Monday, 9 May 2016

Football banned in London due to player deaths and property damage

As you might have guessed, this is not current news. My book is about the past, and so are all my posts. This actually happened in the 14th Century, but it did happen. So if you think football has only gotten out of hand in recent years, think again. People were regularly killed, maimed and injured in inglorious ways very regularly right through Jane Austen's time. People would sometimes get stabbed, or break their shins against each other, or break each other's heads. It was very violent. That's why it was banned in London in 1314. It was also banned in Manchester, but you can imagine how that went over.

For the benefit of North American readers, I should clarify that I am talking about the game now known as soccer. It was not called soccer until the late 1800's, well after Jane Austen's time, but although the word is mostly used in North America, it is most definitely an English invention. (My apologies to those who already know all this stuff. I only found it out in recent years, and finding it myself quite interesting thought I might as well share it.)

The game was always called football, and in fact, American football derived from it as well. In New Zealand we called the American sport Gridiron. This apparently has to do with the lines on the field. Everyone there played Rugby, which also derived from the same sport and is named for the school where the rules were codified. Rugby school was very posh, and so the game is thought of as more upper-class, though it has the same roots.
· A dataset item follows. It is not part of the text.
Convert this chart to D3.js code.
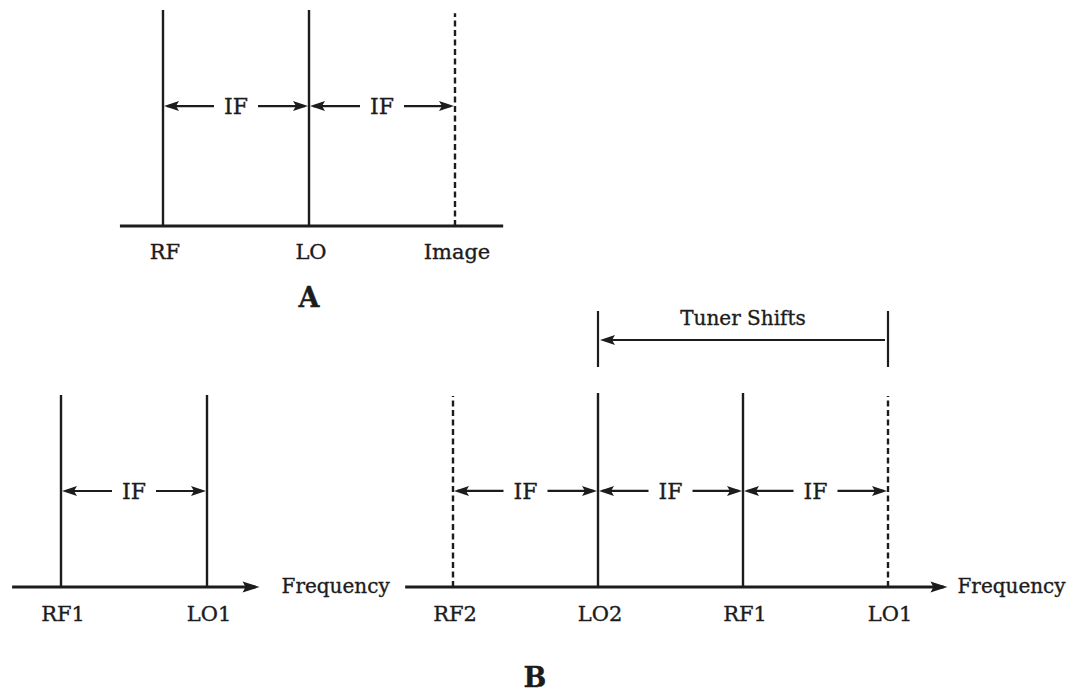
<!DOCTYPE html>
<html>
<head>
<meta charset="utf-8">
<script src="https://cdn.jsdelivr.net/npm/d3@7"></script>
<style>
  html, body { margin: 0; padding: 0; background: #ffffff; }
  svg { display: block; }
  text { font-family: "DejaVu Serif", "Liberation Serif", serif; fill: #1c1c1c; stroke: #1c1c1c; stroke-width: 0.35px; }
</style>
</head>
<body>
<script>
// ---------- DATA (frequencies in IF units) ----------
const panelANames   = ["RF", "LO", "Image"];
const panelAFreqs   = [0, 1, 2];
const panelADashed  = [false, false, true];
const panelAIF      = [[0, 1], [1, 2]];

const panelBLeftNames  = ["RF1", "LO1"];
const panelBLeftFreqs  = [0, 1];
const panelBLeftDashed = [false, false];
const panelBLeftIF     = [[0, 1]];

const panelBRightNames  = ["RF2", "LO2", "RF1", "LO1"];
const panelBRightFreqs  = [0, 1, 2, 3];
const panelBRightDashed = [true, false, false, true];
const panelBRightIF     = [[0, 1], [1, 2], [2, 3]];
const tunerShift        = [3, 1];   // LO1 -> LO2

const axisLabel  = "Frequency";
const ifLabel    = "IF";
const tunerLabel = "Tuner Shifts";
const panelTitles = ["A", "B"];

// ---------- SETUP ----------
const W = 1079, H = 693;
const ink = "#1c1c1c";
const svg = d3.select("body").append("svg").attr("width", W).attr("height", H);

const arrowLen = 15, arrowHalf = 5;

function arrowHead(g, tipX, y, dir) { // dir: -1 left, +1 right
  const bx = tipX - dir * arrowLen;
  g.append("path")
    .attr("d", `M${tipX},${y}L${bx},${y - arrowHalf}L${bx + dir * 3},${y}L${bx},${y + arrowHalf}Z`)
    .attr("fill", ink);
}

function ifArrow(g, x1, x2, y) {
  const mid = (x1 + x2) / 2, gap = 22;
  g.append("line").attr("x1", x1 + 4).attr("x2", mid - gap).attr("y1", y).attr("y2", y)
    .attr("stroke", ink).attr("stroke-width", 2.2);
  g.append("line").attr("x1", mid + gap).attr("x2", x2 - 4).attr("y1", y).attr("y2", y)
    .attr("stroke", ink).attr("stroke-width", 2.2);
  arrowHead(g, x1 + 1, y, -1);
  arrowHead(g, x2 - 1, y, 1);
  g.append("text").attr("x", mid).attr("y", y).attr("dy", "0.36em")
    .attr("text-anchor", "middle").attr("font-size", 22).text(ifLabel);
}

function panel(opts) {
  const g = svg.append("g");
  const x = d3.scaleLinear().domain([0, 1]).range([opts.x0, opts.x0 + opts.step]);
  const y = d3.scaleLinear().domain([0, 1]).range([opts.axisY, opts.topY]);

  // axis line
  g.append("line")
    .attr("x1", x(opts.axisFrom)).attr("x2", x(opts.axisTo) - (opts.arrow ? 4 : 0))
    .attr("y1", y(0)).attr("y2", y(0))
    .attr("stroke", ink).attr("stroke-width", 2.8);
  if (opts.arrow) {
    const tip = x(opts.axisTo);
    g.append("path")
      .attr("d", `M${tip},${y(0)}L${tip - 17},${y(0) - 5.5}L${tip - 14},${y(0)}L${tip - 17},${y(0) + 5.5}Z`)
      .attr("fill", ink);
  }
  if (opts.axisText) {
    g.append("text").attr("x", x(opts.axisTo) + opts.textGap).attr("y", y(0)).attr("dy", "0.3em")
      .attr("font-size", 20).text(axisLabel);
  }

  // spectral lines
  opts.freqs.forEach((f, i) => {
    g.append("line")
      .attr("x1", x(f)).attr("x2", x(f))
      .attr("y1", y(0)).attr("y2", y(opts.dashed[i] ? 0.985 : 1))
      .attr("stroke", ink)
      .attr("stroke-width", 2.4)
      .attr("stroke-dasharray", opts.dashed[i] ? "6,3.5" : null);
    g.append("text").attr("x", x(f) + 2).attr("y", y(0) + opts.labelOffset).attr("dy", "0.35em")
      .attr("text-anchor", "middle").attr("font-size", 21).text(opts.names[i]);
  });

  // IF arrows
  opts.ifs.forEach(([a, b]) => ifArrow(g, x(a), x(b), y(opts.ifLevel)));
  return { x, y, g };
}

// ---------- PANEL A ----------
const pA = panel({
  x0: 163, step: 146, axisY: 226, topY: 10,
  axisFrom: -0.295, axisTo: 2.33, arrow: false, axisText: false, textGap: 0,
  freqs: panelAFreqs, names: panelANames, dashed: panelADashed,
  ifs: panelAIF, ifLevel: 0.555, labelOffset: 26
});
svg.append("text").attr("x", pA.x(1)).attr("y", 298).attr("dy", "0.35em")
  .attr("text-anchor", "middle").attr("font-size", 27).attr("font-weight", "bold").text(panelTitles[0]);

// ---------- PANEL B (left) ----------
panel({
  x0: 61, step: 146, axisY: 587, topY: 395,
  axisFrom: -0.335, axisTo: 1.36, arrow: true, axisText: true, textGap: 22,
  freqs: panelBLeftFreqs, names: panelBLeftNames, dashed: panelBLeftDashed,
  ifs: panelBLeftIF, ifLevel: 0.5, labelOffset: 27
});

// ---------- PANEL B (right) ----------
const pB = panel({
  x0: 453, step: 145, axisY: 587, topY: 393,
  axisFrom: -0.33, axisTo: 3.41, arrow: true, axisText: true, textGap: 10,
  freqs: panelBRightFreqs, names: panelBRightNames, dashed: panelBRightDashed,
  ifs: panelBRightIF, ifLevel: 0.495, labelOffset: 27
});

// Tuner shift bracket
const tg = svg.append("g");
const tY = 340, tTop = 311, tBot = 367;
tunerShift.forEach(f => {
  tg.append("line").attr("x1", pB.x(f)).attr("x2", pB.x(f)).attr("y1", tTop).attr("y2", tBot)
    .attr("stroke", ink).attr("stroke-width", 2.2);
});
tg.append("line").attr("x1", pB.x(tunerShift[0]) - 3).attr("x2", pB.x(tunerShift[1]) + 6)
  .attr("y1", tY).attr("y2", tY).attr("stroke", ink).attr("stroke-width", 2.2);
arrowHead(tg, pB.x(tunerShift[1]) + 2, tY, -1);
tg.append("text").attr("x", (pB.x(tunerShift[0]) + pB.x(tunerShift[1])) / 2).attr("y", 318).attr("dy", "0.35em")
  .attr("text-anchor", "middle").attr("font-size", 20).text(tunerLabel);

svg.append("text").attr("x", 535).attr("y", 678).attr("dy", "0.35em")
  .attr("text-anchor", "middle").attr("font-size", 27).attr("font-weight", "bold").text(panelTitles[1]);
</script>
</body>
</html>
The game we call soccer is Association Rules Football. The Association was formed in 1863. Association is shortened to Assoc. and as the English have this charming way of putting "er" on the ends of things to make them chummy, they called it soccer. They also do this with rugby, call it "rugger."

From what I have read, it seems like the sport mostly started in the north of England. It was played in medieval times between neighbouring towns, on Sunday, when folks weren't working. The teams were formed out of the trade guilds, especially the young apprentices. The older men would ride out and cheer them on. Imagine Darcy and Bingley, of an afternoon, on their mounts, cheering for the Lampton blacksmiths in the paddocks of Derbyshire.

The match would start in the middle of a field halfway between the towns, and each town would try to get the ball to the other town's church door, which was the goal. I don't know about you, but I think this is fascinating It sounds a bit more like capture the flag to me than what we think of as football.

The fact that teams were traditionally formed out of natural trade associations is the reason I support the team Crystal Palace. I say I support them, but that just means that when someone asks me, I say I support Crystal Palace. That team was formed by the workers who built the Crystal Palace. If you don't know what that is, perhaps I will do a post on it another day, even if it was actually Victorian.